Sometimes I think the problem people really have with following the Lord, the problem they really have with surrendering to Him, is that it means they are accountable for things in their life. They are accountable for the choices they've made and very often that means we are actually partially to blame. I think the fact that you have to crush your pride and admit you were wrong, that you can no longer hide or play the blame game with your mistakes is really hard for most people. No longer can you blame everyone else for your problems or your unhappiness, instead when you surrender you must come to God and say 'yes I did these things and they were wrong. It doesn't matter what anyone else did to me that led me to that point, I still chose to do wrong and I'm sorry, Lord. I want to do better, I want to be better, I want you, and I know I need you, I'm too weak on my own.' This crushing of pride is hard for most, but it is when we come face to face with our mistakes, taking accountability for them, that we are able to really learn from them.
Like it or not there is always a choice, we can do right even when others are doing wrong, or follow the crowd. I am realizing as I write this some situations that I am or have done this in myself. I included myself at the top knowing I've done it in the past, but revelations about the current circumstances are new. In this situation I have used excuses and blamed the current dilemma's out come on others without accepting my part in it.
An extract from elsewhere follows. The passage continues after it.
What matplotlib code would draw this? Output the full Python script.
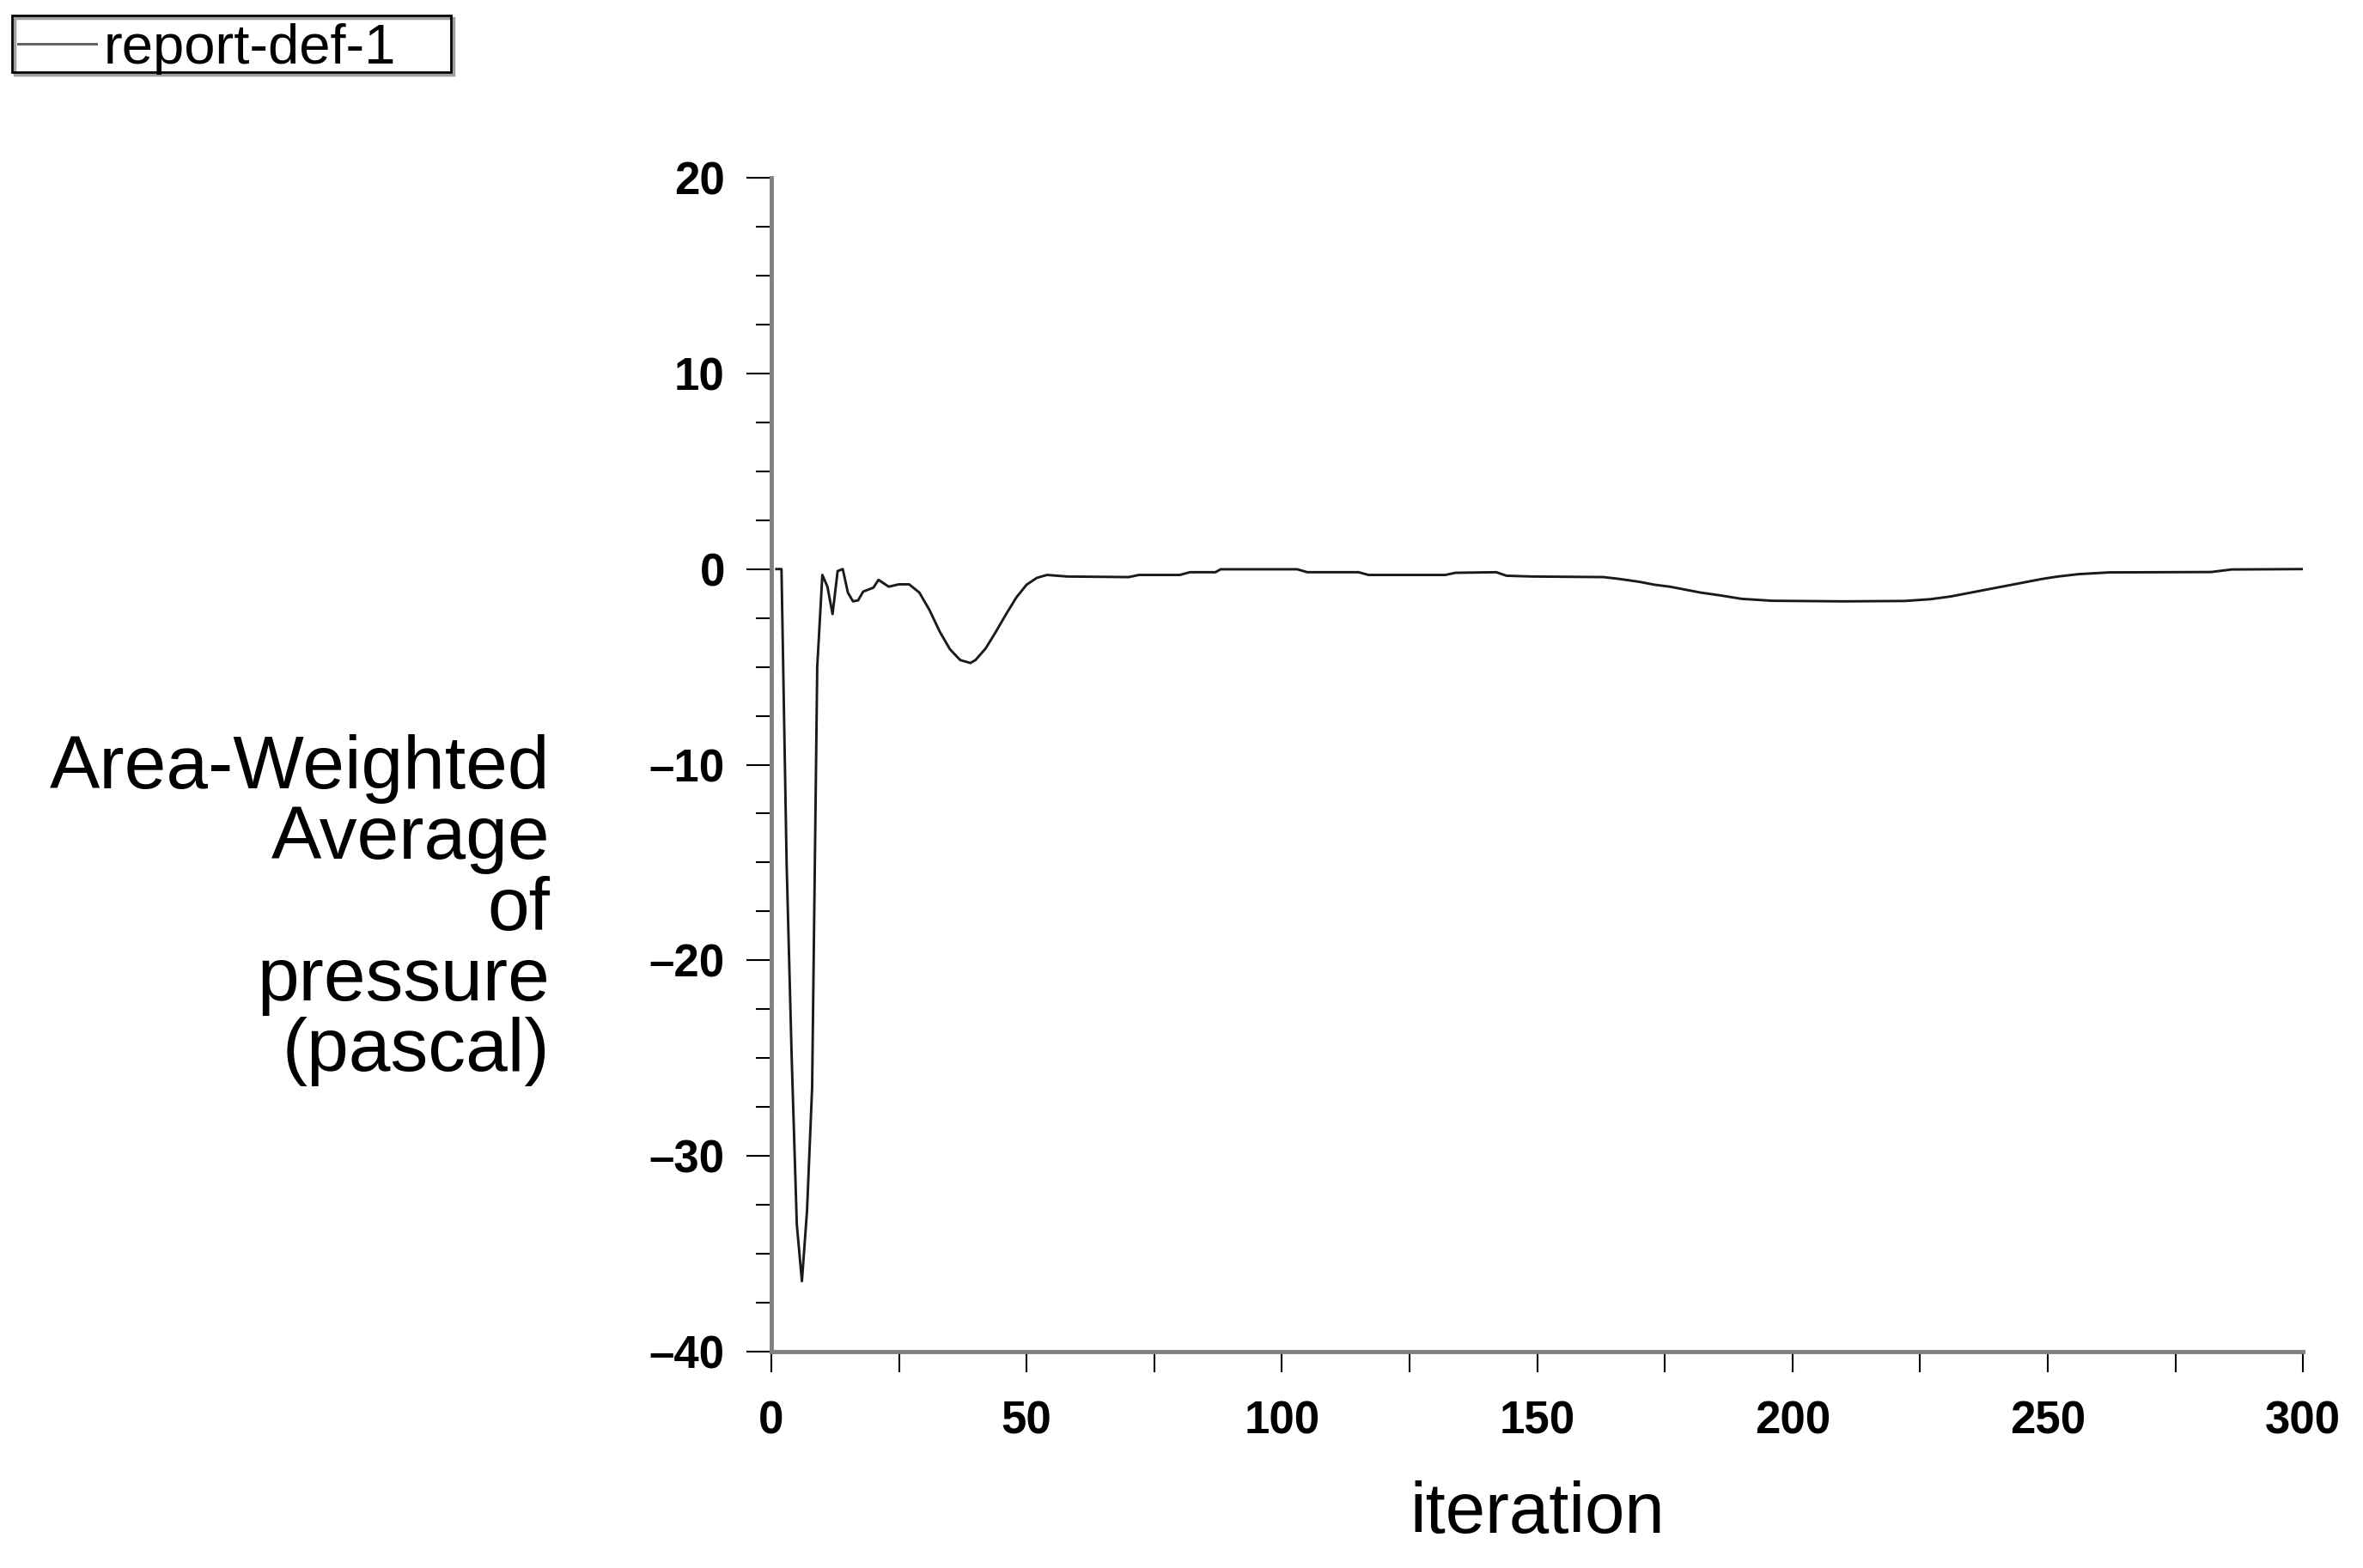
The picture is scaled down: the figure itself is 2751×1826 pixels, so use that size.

I knowingly did wrong by going along with what the others wanted even though I was uncomfortable I didn't see how to avoid it though without causing more stress, so I used the excuse 'I had no choice' to justify myself. I see now how wrong and unloving this actually is to be placing the full weight of blame on someone else. I now understand why I was to write this today. It's time I take accountability in this situation, I need to admit I was part of it, that it was wrong; I could have said 'no' even if it was the hard road and I need to ask for forgiveness.
Brothers and sisters, please don't make my mistake, don't hide or blame shift your mistakes. God already knows the truth and He's waiting on you to be honest with Him and yourself. This honesty is humbling, it's pride crushing, but there is freedom in it. There is a lifting of burden and the opportunity to do better when we look clearly at the situation and admit our involvement. There is an opportunity for growth when we do this. Be blessed.
Jeremiah 17:10
“I the Lord search the heart and test the mind, to give every man according to his ways, according to the fruit of his deeds.”
Luke 17:1-4
1 Then said he unto the disciples, It is impossible but that offences will come: but woe unto him, through whom they come! 2 It were better for him that a millstone were hanged about his neck, and he cast into the sea, than that he should offend one of these little ones. 3 Take heed to yourselves: If thy brother trespass against thee, rebuke him; and if he repent, forgive him. 4 And if he trespass against thee seven times in a day, and seven times in a day turn again to thee, saying, I repent; thou shalt forgive him.
Romans 14:10-12
10 You, then, why do you judge your brother or sister? Or why do you treat them with contempt? For we will all stand before God’s judgment seat. 11 It is written:
“ ‘As surely as I live,’ says the Lord,
‘every knee will bow before me;
every tongue will acknowledge God.’ ”
12 So then, each of us will give an account of ourselves to God.
Hebrews 4:13
And no creature is hidden from his sight, but all are naked and exposed to the eyes of him to whom we must give account.